Tesla Cybercab Rolls Out, Robotaxi Gamble Begins
AUSTIN, Texas — Tesla says the first Cybercab has rolled off the production line at Gigafactory Texas, marking a key step toward its planned robotaxi network.
The company highlighted the milestone with a photo shared on X on February 17, with a slow production ramp expected next and an April start date being widely cited.
First Cybercab off the production line at Giga Texas pic.twitter.com/kY8vCqtrCA
— Tesla (@Tesla) February 17, 2026
What Tesla just built
Inside EV reports that what Tesla just built The Cybercab, is a purpose-built, two-seat electric taxi aimed at high-utilization ride-hailing, not personal ownership.
It is positioned against Waymo and Amazon-backed Zoox. It is expected to ship without a steering wheel or pedals, relying solely on Tesla’s camera-based Full Self-Driving software.
Why the steering-wheel-less approach is controversial
Tesla’s current robotaxi pilots in Austin and the San Francisco Bay Area have been reported with human safety monitors, and any broader rollout will face regulatory scrutiny.
If rules demand a fallback, Tesla may need to adapt the vehicle’s control strategy.
The manufacturing wildcard
Cybercab is also a production experiment.

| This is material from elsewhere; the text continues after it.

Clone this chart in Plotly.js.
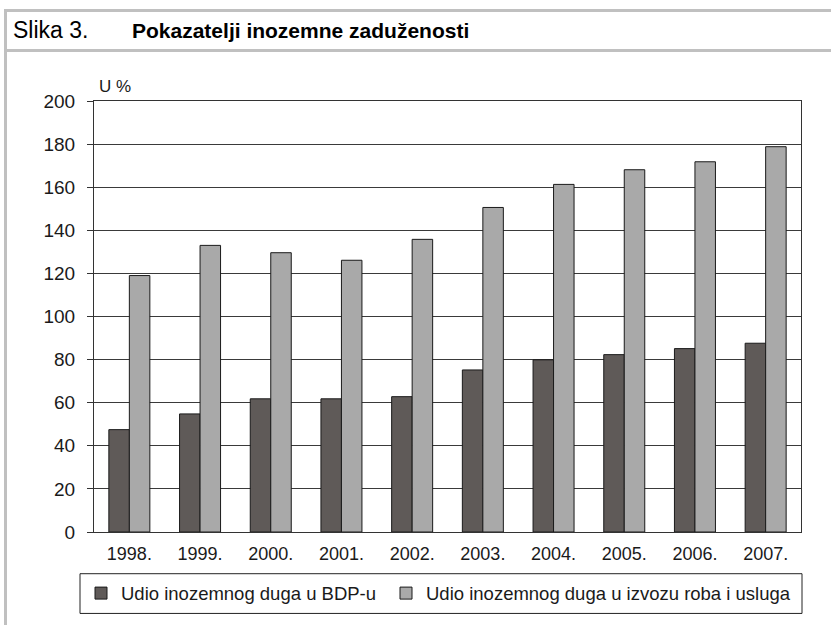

Tesla aims to apply its “unboxed” manufacturing approach, assembling major sections separately and joining them late in the line to cut costs and speed assembly.
Prototypes have been spotted under varied testing conditions, including winter trials, and the production design is expected to include sensor-cleaning features such as camera washers.
However, what’s interesting is that these testing units have the car’s driving essentials, while the final production model that will be rolled out will rely solely on autonomous driving with no steering, pedals, or even side mirrors.
What to watch next
Investors and rivals will track two clocks: can Tesla scale Cybercab production on schedule, and can it prove dependable autonomy before thousands of steering-wheel-less cars need to earn their keep safely on real roads?